Посылки, пережившие получателя никогда не возвращались назад: продукты, дескать, могут испортиться по дороге. Такие посылки поступали в непосредственное распоряжение Хемница. Король рапорта забирал львиную долю себе и любезным его сердцу девицам. Он подкармливал их салом, сигаретами, колбасой. Но все забрать Хемниц был не в состоянии. Он и так был обеспечен по горло. Немало попадало в руки Лемана и Зеленке. А то, что оставалось от них, капо раздавал узникам по своему усмотрению. Король рапорта правда, иногда указывал, кому, что и за какие услуги следует дать. Этот дополнительный источник помощи заключенным хозяева канцелярии тоже использовали, чтобы проводить в лагере свою политику. При этом и женский блок не забывали…

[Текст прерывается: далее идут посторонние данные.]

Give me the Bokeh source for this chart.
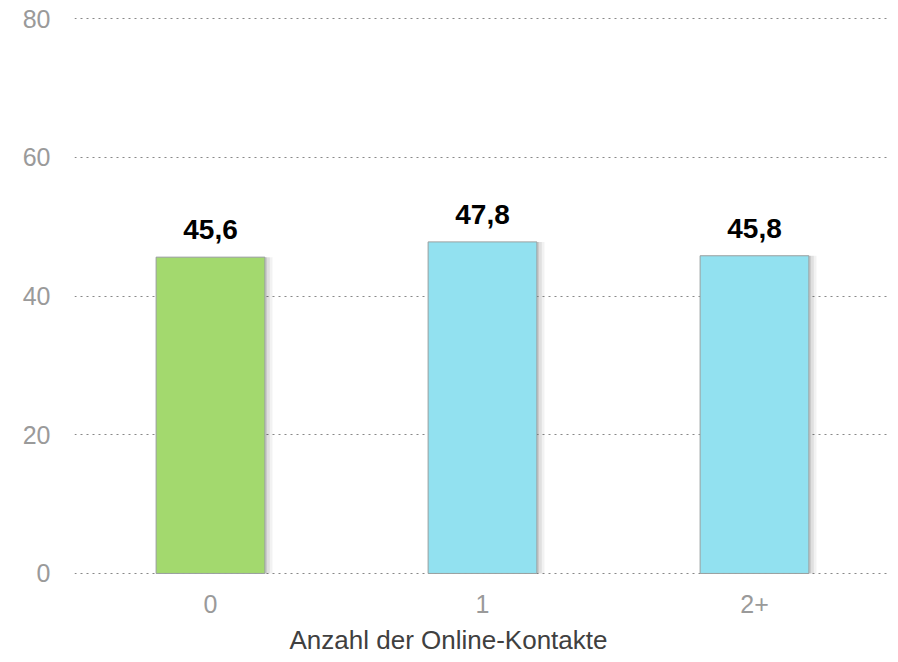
from bokeh.plotting import figure
from bokeh.models import ColumnDataSource, FixedTicker, Range1d, LabelSet, Title
from bokeh.core.properties import value
from bokeh.transform import dodge
from bokeh.embed import file_html
from bokeh.resources import INLINE

categories = ["0", "1", "2+"]
values = [45.6, 47.8, 45.8]
labels = ["45,6", "47,8", "45,8"]
colors = ["#A3D96E", "#92E1F0", "#92E1F0"]
y_ticks = [0, 20, 40, 60, 80]
x_title = "Anzahl der Online-Kontakte"

src = ColumnDataSource(dict(cat=categories, val=values, lab=labels, col=colors))

p = figure(x_range=categories, y_range=Range1d(-0.15, 80.15), width=890, height=662,
           output_backend="svg", toolbar_location=None,
           min_border_left=74, min_border_right=0, min_border_top=17, min_border_bottom=88)
p.outline_line_color = None
p.xgrid.grid_line_color = None
p.ygrid.grid_line_color = "#888888"
p.ygrid.grid_line_dash = "dotted"
p.ygrid.grid_line_width = 1
p.yaxis.ticker = FixedTicker(ticks=y_ticks)

for ax in (p.xaxis[0], p.yaxis[0]):
    ax.axis_line_color = None
    ax.major_tick_line_color = None
    ax.minor_tick_line_color = None
    ax.major_label_text_font = "Liberation Sans"
    ax.major_label_text_font_size = "25px"
    ax.major_label_text_color = "#9a9a9a"
p.yaxis.major_label_standoff = 18
p.xaxis.major_label_standoff = 14

t = Title(text=x_title, align="left", offset=215,
          text_font="Liberation Sans", text_font_size="26px", text_font_style="normal",
          text_color="#404040", standoff=14)
p.add_layout(t, "below")

# soft shadows
for off, a in [(0.014, 0.05), (0.009, 0.07), (0.004, 0.09)]:
    p.vbar(x=dodge("cat", off, range=p.x_range), top="val", width=0.4 + off * 2, source=src,
           fill_color="#000000", fill_alpha=a, line_color=None)

p.vbar(x="cat", top="val", width=0.4, source=src, fill_color="col",
       line_color="#9aa0a0", line_width=1)

p.add_layout(LabelSet(x="cat", y="val", text="lab", source=src, text_align="center",
                      text_baseline="bottom", y_offset=18, text_font=value("Liberation Sans"),
                      text_font_size=value("28px"), text_font_style="bold", text_color="#000000"))

open("out.html", "w").write(file_html(p, INLINE))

Посылки, попавшие по адресу к заключенным, проверялись блокфюрером и начальником блока. В 1943 году контролеры забирали себе все, что хотели почти половина посылки шла в их пользу. С середины лета 1944 года они могли рассчитывать в лучшем случае на доброту заключенных. Хочешь — даешь, не хочешь — сам ешь. Однако арестанты не скупились. Они знали, что гораздо выгоднее давать, чем не давать.
Свою часть получали за разные услуги и ремесленники — портные, сапожники, столяры, стекольщики, брадобреи, слесари, резчики по дереву, художники. В их услугах нуждались буквально все: и заключенные-аристократы и заправилы лагеря во главе с Майером и Хемницем. Кому доставалась хоть малая толика посылки, тот мог кое-что приобрести в лагере. Различные мастера, ремесленники, да и просто ловкачи могли совсем сносно устроиться — во всяком случае с голоду не умирали.
Другое дело было с людьми книжных профессий и с сельскохозяйственными рабочими. В лагере в их знаниях никто не нуждался. Они могли сдохнуть, могли выжить — никого их судьба не волновала. Из них-то главным образом и комплектовались отряды доходяг…
Они в лагере были обузой. Зря казенный хлеб ели.